*LISTING*.
◇ ◇ ◇ ◇ ◇ ◇ ◇

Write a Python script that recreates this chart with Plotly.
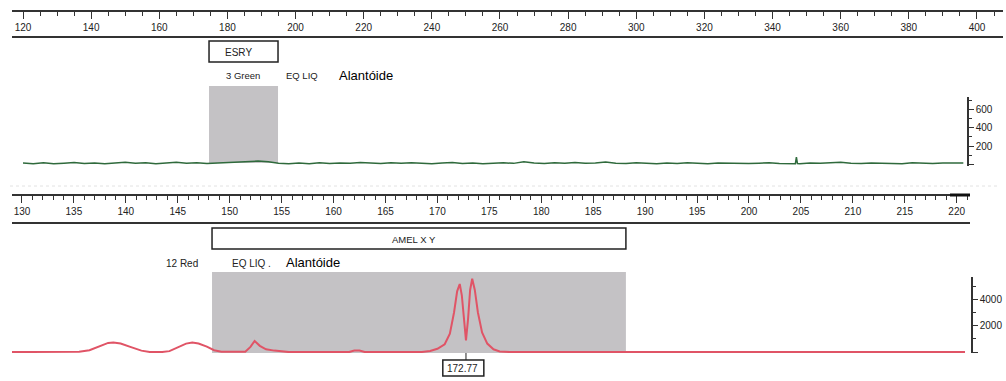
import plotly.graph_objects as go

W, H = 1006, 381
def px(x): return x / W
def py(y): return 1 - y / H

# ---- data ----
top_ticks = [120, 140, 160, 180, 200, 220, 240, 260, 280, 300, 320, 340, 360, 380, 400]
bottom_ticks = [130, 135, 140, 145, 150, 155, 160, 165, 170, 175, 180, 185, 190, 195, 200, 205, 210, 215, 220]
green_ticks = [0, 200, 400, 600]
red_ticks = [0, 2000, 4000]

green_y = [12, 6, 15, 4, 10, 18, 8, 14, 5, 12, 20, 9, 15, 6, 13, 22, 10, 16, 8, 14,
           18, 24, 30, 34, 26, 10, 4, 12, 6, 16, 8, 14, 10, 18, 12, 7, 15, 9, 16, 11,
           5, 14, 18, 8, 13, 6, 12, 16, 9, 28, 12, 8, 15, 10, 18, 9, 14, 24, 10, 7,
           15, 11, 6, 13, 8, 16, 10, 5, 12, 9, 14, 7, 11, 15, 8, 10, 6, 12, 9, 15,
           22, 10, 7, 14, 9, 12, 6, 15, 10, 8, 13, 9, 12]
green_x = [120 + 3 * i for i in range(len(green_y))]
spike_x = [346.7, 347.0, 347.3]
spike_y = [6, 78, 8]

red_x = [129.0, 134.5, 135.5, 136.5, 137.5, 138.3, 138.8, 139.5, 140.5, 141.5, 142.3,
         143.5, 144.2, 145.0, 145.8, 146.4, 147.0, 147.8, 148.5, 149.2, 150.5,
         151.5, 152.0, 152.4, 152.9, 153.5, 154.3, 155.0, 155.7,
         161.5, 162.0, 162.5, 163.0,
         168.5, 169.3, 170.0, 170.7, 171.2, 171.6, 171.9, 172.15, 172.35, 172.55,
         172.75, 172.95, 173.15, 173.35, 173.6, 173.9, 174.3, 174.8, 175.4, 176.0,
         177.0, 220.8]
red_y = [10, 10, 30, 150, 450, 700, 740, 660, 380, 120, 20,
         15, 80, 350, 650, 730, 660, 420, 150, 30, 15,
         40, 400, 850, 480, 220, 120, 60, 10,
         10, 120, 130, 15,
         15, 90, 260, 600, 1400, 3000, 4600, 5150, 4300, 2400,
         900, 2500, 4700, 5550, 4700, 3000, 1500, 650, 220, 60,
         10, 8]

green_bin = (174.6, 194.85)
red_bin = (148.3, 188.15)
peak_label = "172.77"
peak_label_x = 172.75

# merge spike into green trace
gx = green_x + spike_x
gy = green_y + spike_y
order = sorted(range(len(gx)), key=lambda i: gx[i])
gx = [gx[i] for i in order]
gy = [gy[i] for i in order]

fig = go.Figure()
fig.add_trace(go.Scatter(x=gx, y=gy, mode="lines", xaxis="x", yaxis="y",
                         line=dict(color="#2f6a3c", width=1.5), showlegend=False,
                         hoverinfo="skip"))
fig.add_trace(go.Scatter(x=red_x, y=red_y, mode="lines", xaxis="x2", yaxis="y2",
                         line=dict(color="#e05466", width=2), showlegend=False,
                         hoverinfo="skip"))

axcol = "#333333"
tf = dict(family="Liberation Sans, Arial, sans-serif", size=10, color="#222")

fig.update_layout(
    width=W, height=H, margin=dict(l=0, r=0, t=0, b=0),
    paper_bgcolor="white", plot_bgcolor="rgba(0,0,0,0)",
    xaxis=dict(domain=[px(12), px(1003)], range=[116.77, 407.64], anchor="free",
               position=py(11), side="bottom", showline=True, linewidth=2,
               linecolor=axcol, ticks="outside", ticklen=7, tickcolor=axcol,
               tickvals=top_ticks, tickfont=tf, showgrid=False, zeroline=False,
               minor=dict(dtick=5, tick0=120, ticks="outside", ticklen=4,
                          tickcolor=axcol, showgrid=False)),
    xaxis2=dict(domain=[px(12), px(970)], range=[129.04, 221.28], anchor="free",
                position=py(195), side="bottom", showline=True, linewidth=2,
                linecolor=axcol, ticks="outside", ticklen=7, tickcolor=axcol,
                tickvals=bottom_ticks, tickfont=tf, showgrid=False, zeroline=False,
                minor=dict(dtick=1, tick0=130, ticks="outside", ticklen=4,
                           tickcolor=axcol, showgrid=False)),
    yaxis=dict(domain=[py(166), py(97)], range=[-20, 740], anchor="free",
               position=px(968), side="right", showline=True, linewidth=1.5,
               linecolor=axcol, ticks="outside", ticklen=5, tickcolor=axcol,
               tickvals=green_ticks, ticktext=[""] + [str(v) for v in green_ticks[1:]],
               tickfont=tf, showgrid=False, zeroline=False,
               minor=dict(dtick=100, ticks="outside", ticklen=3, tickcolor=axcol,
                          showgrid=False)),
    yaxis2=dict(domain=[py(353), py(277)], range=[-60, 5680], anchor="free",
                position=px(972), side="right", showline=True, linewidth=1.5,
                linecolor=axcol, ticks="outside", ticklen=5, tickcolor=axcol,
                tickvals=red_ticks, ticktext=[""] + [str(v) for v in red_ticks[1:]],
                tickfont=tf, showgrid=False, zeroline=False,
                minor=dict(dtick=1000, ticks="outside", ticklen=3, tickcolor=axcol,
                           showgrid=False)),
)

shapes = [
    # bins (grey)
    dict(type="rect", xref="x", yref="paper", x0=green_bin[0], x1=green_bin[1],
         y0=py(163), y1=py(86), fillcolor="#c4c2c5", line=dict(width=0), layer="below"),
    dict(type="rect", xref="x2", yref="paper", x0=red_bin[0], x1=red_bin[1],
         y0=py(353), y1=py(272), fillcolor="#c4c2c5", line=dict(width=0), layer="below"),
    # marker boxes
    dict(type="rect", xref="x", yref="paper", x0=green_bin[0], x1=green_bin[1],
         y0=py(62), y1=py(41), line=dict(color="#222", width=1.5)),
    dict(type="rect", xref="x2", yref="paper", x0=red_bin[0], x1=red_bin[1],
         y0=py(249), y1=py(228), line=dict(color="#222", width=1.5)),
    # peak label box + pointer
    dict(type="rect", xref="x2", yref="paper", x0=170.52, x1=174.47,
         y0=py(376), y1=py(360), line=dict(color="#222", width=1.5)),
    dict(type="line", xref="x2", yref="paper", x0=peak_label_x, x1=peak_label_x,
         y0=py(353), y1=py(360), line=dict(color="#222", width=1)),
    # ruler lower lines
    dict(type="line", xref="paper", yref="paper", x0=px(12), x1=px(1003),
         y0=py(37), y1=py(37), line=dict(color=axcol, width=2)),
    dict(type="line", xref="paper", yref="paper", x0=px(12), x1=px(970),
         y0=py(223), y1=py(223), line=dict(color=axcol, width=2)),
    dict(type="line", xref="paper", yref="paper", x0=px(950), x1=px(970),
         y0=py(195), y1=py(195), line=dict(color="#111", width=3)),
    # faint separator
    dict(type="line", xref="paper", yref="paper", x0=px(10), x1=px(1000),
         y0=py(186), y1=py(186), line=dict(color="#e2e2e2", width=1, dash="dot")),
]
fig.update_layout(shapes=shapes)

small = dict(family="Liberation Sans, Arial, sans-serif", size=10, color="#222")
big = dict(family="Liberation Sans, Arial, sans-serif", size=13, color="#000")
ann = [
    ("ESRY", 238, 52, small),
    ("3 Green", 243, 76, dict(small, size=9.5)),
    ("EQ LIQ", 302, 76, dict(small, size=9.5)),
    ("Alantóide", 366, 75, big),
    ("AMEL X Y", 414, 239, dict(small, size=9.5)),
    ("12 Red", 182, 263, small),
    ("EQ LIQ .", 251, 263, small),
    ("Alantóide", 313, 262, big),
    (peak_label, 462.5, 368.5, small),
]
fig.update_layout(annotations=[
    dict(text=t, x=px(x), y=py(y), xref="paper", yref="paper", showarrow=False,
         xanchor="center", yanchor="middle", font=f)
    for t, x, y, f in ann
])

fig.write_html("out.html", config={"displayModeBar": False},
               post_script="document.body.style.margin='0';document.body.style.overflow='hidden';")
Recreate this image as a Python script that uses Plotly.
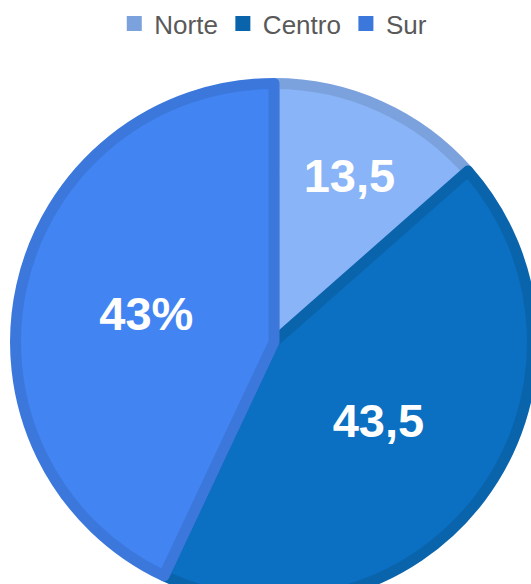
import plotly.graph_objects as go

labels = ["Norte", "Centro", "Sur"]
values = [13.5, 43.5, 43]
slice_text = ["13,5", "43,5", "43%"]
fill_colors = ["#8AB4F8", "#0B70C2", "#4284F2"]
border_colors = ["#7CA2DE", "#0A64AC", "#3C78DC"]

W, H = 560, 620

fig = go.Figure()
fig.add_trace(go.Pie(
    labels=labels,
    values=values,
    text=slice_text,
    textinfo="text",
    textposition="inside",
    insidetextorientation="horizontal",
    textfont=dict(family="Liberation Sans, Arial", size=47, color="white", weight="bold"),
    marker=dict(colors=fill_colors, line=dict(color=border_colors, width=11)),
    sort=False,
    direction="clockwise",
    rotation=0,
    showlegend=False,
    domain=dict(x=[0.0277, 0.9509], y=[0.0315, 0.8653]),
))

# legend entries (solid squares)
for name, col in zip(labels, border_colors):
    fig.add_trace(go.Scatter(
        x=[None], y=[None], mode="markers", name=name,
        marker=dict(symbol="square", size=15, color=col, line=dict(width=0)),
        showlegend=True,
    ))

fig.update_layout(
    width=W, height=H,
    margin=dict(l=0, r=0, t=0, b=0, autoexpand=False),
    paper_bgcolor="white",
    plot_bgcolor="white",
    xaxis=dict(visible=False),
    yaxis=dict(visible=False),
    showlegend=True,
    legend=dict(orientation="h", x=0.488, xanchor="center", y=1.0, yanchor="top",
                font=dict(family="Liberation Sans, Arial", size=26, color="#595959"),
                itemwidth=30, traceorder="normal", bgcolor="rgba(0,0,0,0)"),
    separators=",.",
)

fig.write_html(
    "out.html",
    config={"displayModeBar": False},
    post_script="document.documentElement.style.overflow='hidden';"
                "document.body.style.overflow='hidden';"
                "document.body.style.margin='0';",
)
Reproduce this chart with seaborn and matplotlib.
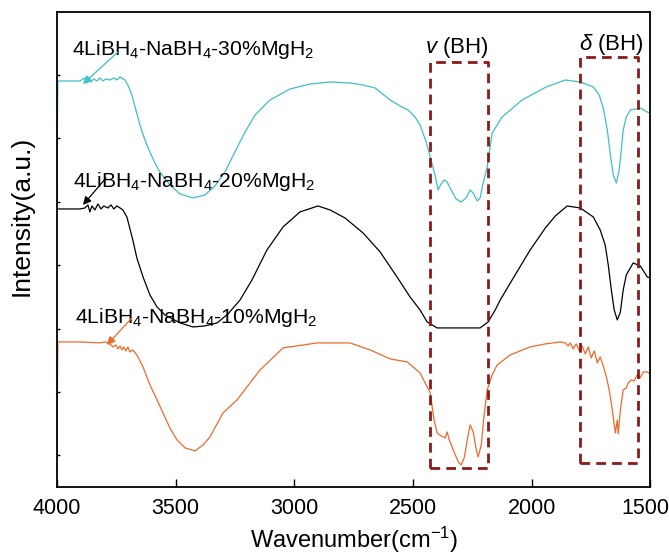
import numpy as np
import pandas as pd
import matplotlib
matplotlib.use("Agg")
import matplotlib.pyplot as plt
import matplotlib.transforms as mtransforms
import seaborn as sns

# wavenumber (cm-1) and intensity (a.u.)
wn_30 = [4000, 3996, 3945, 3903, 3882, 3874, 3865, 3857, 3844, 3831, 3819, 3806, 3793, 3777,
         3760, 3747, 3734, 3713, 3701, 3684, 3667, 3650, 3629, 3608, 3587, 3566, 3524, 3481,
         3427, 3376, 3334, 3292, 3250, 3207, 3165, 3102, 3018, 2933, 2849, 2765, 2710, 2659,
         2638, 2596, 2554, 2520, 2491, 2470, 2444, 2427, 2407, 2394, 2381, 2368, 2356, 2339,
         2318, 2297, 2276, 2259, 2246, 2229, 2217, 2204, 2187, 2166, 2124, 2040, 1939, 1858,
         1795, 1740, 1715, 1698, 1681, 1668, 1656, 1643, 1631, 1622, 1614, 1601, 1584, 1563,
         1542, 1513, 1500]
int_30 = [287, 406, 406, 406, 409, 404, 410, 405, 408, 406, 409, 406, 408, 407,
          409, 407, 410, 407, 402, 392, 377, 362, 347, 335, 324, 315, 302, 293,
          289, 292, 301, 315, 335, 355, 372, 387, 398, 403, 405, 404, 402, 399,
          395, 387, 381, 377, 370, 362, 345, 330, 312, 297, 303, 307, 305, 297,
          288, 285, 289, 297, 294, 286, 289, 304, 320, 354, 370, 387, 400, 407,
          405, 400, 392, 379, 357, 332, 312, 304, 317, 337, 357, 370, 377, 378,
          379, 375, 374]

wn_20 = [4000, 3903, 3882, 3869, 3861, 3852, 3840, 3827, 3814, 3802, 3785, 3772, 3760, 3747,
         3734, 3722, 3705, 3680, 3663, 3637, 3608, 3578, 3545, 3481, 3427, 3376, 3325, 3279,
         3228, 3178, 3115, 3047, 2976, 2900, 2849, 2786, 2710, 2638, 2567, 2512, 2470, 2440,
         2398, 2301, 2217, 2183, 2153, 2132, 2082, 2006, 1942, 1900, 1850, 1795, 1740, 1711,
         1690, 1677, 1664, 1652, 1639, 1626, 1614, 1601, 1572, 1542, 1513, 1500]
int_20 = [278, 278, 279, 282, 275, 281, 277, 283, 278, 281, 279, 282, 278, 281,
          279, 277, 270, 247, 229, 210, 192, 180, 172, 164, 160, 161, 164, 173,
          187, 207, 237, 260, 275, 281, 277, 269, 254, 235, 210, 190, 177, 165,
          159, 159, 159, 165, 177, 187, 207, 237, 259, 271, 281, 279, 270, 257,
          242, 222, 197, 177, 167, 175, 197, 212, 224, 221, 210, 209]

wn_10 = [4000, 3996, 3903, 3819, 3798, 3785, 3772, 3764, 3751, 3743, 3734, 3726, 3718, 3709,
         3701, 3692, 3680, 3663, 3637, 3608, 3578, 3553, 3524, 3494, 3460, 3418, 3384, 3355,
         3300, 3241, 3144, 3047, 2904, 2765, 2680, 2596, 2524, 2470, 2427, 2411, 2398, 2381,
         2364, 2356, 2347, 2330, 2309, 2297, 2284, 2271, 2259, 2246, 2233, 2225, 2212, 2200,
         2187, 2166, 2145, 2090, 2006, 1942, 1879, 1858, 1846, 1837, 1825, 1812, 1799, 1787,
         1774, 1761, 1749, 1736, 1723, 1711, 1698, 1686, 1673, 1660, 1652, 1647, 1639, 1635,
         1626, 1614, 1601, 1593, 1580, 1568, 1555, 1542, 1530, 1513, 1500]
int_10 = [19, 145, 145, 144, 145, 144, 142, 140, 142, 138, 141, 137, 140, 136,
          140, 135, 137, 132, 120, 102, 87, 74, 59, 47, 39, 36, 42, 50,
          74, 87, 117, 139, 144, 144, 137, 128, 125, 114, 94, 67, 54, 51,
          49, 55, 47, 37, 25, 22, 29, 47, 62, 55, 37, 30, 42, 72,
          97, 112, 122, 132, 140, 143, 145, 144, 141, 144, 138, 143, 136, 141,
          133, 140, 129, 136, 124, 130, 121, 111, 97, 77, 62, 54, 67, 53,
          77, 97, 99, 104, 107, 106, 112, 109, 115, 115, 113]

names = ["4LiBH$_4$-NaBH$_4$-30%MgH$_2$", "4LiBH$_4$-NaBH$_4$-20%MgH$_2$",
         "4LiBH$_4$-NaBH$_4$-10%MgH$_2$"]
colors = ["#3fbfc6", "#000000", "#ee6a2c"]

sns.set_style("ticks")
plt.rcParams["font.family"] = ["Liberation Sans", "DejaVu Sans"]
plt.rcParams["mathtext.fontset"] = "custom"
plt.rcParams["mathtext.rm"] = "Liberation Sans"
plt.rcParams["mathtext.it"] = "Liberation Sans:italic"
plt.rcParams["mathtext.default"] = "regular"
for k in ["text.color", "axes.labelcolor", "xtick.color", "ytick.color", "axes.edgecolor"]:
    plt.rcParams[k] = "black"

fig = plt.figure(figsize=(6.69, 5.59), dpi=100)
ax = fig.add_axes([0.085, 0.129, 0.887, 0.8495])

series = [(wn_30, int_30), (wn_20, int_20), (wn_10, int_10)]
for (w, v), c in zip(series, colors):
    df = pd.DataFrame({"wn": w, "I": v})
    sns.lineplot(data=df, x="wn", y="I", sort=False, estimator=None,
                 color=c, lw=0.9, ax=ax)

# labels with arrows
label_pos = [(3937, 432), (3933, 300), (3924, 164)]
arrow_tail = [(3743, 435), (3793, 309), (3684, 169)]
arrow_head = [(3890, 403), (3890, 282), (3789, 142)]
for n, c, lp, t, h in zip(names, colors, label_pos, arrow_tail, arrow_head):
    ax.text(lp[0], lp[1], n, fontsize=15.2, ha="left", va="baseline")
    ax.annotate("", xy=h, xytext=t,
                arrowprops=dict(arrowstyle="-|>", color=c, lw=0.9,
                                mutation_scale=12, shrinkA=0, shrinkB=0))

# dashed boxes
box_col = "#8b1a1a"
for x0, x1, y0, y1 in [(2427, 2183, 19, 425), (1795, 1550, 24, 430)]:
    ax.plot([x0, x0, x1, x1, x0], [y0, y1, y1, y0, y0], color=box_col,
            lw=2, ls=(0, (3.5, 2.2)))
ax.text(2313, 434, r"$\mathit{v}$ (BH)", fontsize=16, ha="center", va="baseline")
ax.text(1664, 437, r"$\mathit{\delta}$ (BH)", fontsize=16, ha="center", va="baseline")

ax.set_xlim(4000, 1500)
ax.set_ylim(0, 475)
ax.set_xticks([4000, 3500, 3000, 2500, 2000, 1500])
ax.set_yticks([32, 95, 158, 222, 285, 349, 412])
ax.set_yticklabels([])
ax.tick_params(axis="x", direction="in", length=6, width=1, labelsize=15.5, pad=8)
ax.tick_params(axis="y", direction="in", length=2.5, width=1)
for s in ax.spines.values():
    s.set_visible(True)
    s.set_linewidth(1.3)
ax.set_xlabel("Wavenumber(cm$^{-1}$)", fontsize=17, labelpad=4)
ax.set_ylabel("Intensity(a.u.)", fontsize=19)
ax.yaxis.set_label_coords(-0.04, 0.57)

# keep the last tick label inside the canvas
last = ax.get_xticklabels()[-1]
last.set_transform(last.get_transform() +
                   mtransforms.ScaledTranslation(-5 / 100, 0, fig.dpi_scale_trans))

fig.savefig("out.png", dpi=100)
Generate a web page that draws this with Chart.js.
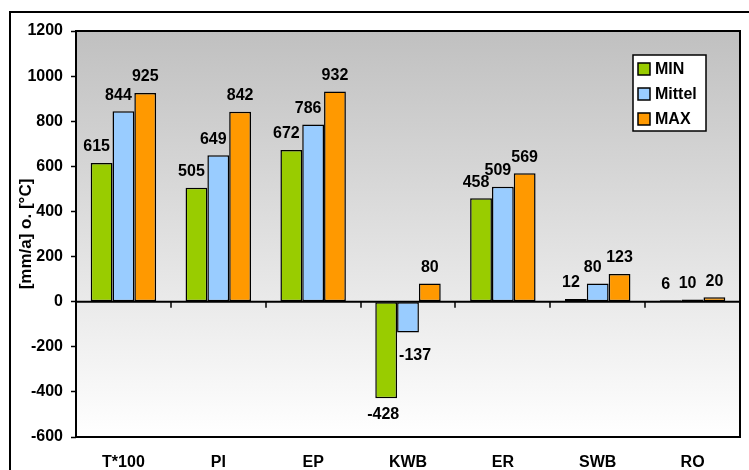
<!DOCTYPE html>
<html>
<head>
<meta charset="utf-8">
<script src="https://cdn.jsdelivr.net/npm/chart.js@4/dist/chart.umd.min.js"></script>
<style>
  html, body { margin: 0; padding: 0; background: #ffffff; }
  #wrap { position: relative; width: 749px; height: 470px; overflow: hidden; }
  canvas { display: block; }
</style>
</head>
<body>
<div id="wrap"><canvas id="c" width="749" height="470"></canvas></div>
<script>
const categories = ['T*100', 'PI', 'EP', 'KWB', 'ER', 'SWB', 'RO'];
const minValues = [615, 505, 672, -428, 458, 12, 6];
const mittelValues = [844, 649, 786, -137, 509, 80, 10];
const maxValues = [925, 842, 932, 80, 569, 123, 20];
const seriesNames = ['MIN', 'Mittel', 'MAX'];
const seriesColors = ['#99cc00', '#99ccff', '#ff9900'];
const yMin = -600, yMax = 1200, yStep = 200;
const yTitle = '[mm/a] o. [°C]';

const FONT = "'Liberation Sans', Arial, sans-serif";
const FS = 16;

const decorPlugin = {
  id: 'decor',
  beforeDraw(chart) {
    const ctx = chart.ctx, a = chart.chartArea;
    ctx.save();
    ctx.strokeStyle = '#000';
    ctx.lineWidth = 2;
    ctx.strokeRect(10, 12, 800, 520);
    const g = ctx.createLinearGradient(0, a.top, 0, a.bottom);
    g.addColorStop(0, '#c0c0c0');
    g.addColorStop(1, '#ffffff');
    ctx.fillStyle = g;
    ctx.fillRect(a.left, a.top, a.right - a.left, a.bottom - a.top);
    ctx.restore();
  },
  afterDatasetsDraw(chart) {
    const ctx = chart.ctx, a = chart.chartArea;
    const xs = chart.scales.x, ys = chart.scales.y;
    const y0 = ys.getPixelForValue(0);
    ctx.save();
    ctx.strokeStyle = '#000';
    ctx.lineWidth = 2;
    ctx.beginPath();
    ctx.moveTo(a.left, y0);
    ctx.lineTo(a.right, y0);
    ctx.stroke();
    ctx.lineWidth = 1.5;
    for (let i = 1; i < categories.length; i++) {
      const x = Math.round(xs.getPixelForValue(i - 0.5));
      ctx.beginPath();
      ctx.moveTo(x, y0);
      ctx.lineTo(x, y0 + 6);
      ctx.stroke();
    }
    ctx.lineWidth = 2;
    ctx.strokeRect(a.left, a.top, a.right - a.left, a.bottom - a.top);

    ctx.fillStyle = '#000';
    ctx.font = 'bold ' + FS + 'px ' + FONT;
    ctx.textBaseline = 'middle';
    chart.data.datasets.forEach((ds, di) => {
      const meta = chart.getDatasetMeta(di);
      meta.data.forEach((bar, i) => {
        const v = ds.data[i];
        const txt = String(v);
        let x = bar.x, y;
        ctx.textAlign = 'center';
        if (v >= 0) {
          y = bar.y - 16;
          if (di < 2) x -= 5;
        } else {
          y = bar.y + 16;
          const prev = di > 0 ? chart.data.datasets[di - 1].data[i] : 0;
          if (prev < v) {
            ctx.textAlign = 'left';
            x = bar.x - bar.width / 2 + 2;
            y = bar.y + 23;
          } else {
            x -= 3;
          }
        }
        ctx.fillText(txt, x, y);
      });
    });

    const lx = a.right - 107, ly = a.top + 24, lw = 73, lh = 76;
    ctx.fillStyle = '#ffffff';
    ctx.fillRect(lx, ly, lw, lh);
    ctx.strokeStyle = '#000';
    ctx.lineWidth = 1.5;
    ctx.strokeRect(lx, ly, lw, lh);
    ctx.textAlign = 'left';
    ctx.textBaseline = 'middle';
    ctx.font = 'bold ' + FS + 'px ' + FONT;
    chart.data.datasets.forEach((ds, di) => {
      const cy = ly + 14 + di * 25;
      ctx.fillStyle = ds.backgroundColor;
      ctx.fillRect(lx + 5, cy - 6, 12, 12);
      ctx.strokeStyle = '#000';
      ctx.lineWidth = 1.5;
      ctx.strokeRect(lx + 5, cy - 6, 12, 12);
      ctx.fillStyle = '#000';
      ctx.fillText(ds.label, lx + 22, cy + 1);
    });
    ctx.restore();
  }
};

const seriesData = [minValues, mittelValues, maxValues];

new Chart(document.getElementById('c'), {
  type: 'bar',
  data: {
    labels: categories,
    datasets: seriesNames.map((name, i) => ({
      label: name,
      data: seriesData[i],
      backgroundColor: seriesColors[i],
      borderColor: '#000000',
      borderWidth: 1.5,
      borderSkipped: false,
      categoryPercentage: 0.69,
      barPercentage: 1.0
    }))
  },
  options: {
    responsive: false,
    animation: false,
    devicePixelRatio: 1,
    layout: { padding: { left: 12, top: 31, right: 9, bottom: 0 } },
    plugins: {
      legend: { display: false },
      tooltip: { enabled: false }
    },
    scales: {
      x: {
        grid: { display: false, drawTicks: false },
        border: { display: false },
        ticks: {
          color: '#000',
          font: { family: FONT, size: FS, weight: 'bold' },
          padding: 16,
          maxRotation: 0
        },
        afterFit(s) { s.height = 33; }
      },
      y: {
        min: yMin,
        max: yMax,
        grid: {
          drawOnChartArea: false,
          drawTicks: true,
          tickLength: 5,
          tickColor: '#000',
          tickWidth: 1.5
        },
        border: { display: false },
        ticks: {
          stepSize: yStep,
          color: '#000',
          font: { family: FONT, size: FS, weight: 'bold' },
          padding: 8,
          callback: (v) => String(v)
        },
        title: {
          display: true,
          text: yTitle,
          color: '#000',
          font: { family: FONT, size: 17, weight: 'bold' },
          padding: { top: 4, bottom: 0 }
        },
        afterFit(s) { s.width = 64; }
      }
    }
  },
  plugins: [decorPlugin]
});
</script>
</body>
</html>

◇ ◇ ◇ ◇ ◇ ◇ ◇

Your task is to list each line of the records with the word "that".

Write a Python script that recreates this chart with Plotly.
Recreate this image as a Python script that uses Plotly.
Generate a web page that draws this with Chart.js.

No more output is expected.